Personal information
- Date of birth: 7 July 1954
- Place of birth: Tuzla, PR Bosnia and Herzegovina, FPR Yugoslavia
- Date of death: 27 December 2025 (aged 71)
- Place of death: Tuzla, Bosnia and Herzegovina
- Position: Defender

Senior career*
- Years: Team / Apps / (Gls)
- 1972–1976: Sloboda Tuzla / 47 / (0)
- 1976–1977: Osijek / 20 / (0)
- 1978–1979: Radnički Niš / 19 / (0)
- 1979–1988: Budućnost Banovići

Managerial career
- -2002: Sloboda Tuzla

= Suad Kalesić =

Bosnian-Herzegovinian footballer (1954–2025)

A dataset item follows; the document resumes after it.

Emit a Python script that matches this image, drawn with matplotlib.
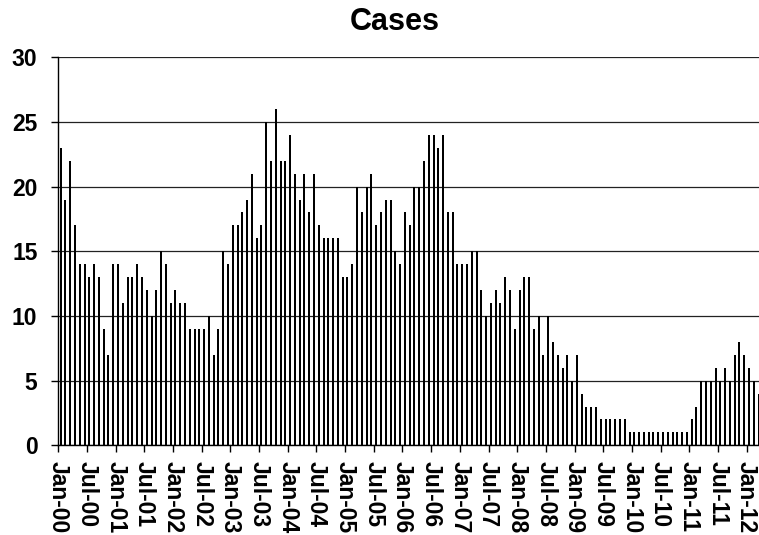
import matplotlib
matplotlib.use("Agg")
import matplotlib.pyplot as plt
import numpy as np

plt.rcParams['font.family'] = ['Liberation Sans', 'DejaVu Sans']

cases_2000 = [23, 19, 22, 17, 14, 14, 13, 14, 13, 9, 7, 14]
cases_2001 = [14, 11, 13, 13, 14, 13, 12, 10, 12, 15, 14, 11]
cases_2002 = [12, 11, 11, 9, 9, 9, 9, 10, 7, 9, 15, 14]
cases_2003 = [17, 17, 18, 19, 21, 16, 17, 25, 22, 26, 22, 22]
cases_2004 = [24, 21, 19, 21, 18, 21, 17, 16, 16, 16, 16, 13]
cases_2005 = [13, 14, 20, 18, 20, 21, 17, 18, 19, 19, 15, 14]
cases_2006 = [18, 17, 20, 20, 22, 24, 24, 23, 24, 18, 18, 14]
cases_2007 = [14, 14, 15, 15, 12, 10, 11, 12, 11, 13, 12, 9]
cases_2008 = [12, 13, 13, 9, 10, 7, 10, 8, 7, 6, 7, 5]
cases_2009 = [7, 4, 3, 3, 3, 2, 2, 2, 2, 2, 2, 1]
cases_2010 = [1, 1, 1, 1, 1, 1, 1, 1, 1, 1, 1, 1]
cases_2011 = [2, 3, 5, 5, 5, 6, 5, 6, 5, 7, 8, 7]
cases_2012 = [6, 5, 4]

tick_labels = ['Jan-00', 'Jul-00', 'Jan-01', 'Jul-01', 'Jan-02', 'Jul-02',
               'Jan-03', 'Jul-03', 'Jan-04', 'Jul-04', 'Jan-05', 'Jul-05',
               'Jan-06', 'Jul-06', 'Jan-07', 'Jul-07', 'Jan-08', 'Jul-08',
               'Jan-09', 'Jul-09', 'Jan-10', 'Jul-10', 'Jan-11', 'Jul-11',
               'Jan-12']

cases = (cases_2000 + cases_2001 + cases_2002 + cases_2003 + cases_2004 +
         cases_2005 + cases_2006 + cases_2007 + cases_2008 + cases_2009 +
         cases_2010 + cases_2011 + cases_2012)
n = len(cases)

W, H = 759, 535
fig = plt.figure(figsize=(W / 100, H / 100), dpi=100)
left = 58.3 / W
bottom = (H - 445.3) / H
height = (445.3 - 57.3) / H
width = (147 * 4.78) / W
ax = fig.add_axes([left, bottom, width, height])

x = np.arange(n) + 0.5
ax.bar(x, cases, width=0.42, color='black', edgecolor='none', zorder=3)

ax.set_xlim(0, 147)
ax.set_ylim(0, 30)
ax.set_yticks(np.arange(0, 31, 5))
ax.set_yticklabels([str(v) for v in range(0, 31, 5)], fontsize=16.5, fontweight='bold')
ax.set_xticks(np.arange(0, len(tick_labels) * 6, 6))
ax.set_xticklabels(tick_labels, rotation=-90, fontsize=16.5, fontweight='bold',
                   va='top', ha='center')

ax.grid(axis='y', color='#222222', linewidth=0.9, zorder=1)
for s in ['top', 'right']:
    ax.spines[s].set_visible(False)
ax.spines['left'].set_linewidth(1.0)
ax.spines['bottom'].set_linewidth(1.0)
ax.tick_params(axis='y', direction='out', length=5, width=1, pad=10)
ax.tick_params(axis='x', direction='out', length=5, width=1, pad=6)

fig.text(395 / W, 1 - 22 / H, 'Cases', fontsize=22, fontweight='bold',
         ha='center', va='center')

fig.savefig('out.png', dpi=100)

Suad Kalesić (7 July 1954 – 27 December 2025) was a Bosnian-Herzegovinian football who played as a defender in several clubs in Yugoslav First and Second League.

==Playing career==
Born in Tuzla, PR Bosnia and Herzegovina back then within Yugoslavia, he started playing in local side Sloboda Tuzla playing in the Yugoslav First League between 1972 and 1976. In summer 1976 he moved to Osijek which were playing in the Yugoslav Second League but were aspiring to promotion, which they achieved at the end of the season. Kalesić then played the first half of the 1977–78 Yugoslav First League with Osijek, but at the winter break another top-league side brought him to their team, Radnički Niš. He played in Niš until summer 1979 when he moved to Budućnost Banovići playing with them until 1988 in third level.

==Managerial career==
Kalesić was replaced by Mirza Hadzić as manager of Sloboda Tuzla in March 2002.

==Death==
Kalesić died in Tuzla on 27 December 2025, at the age of 71.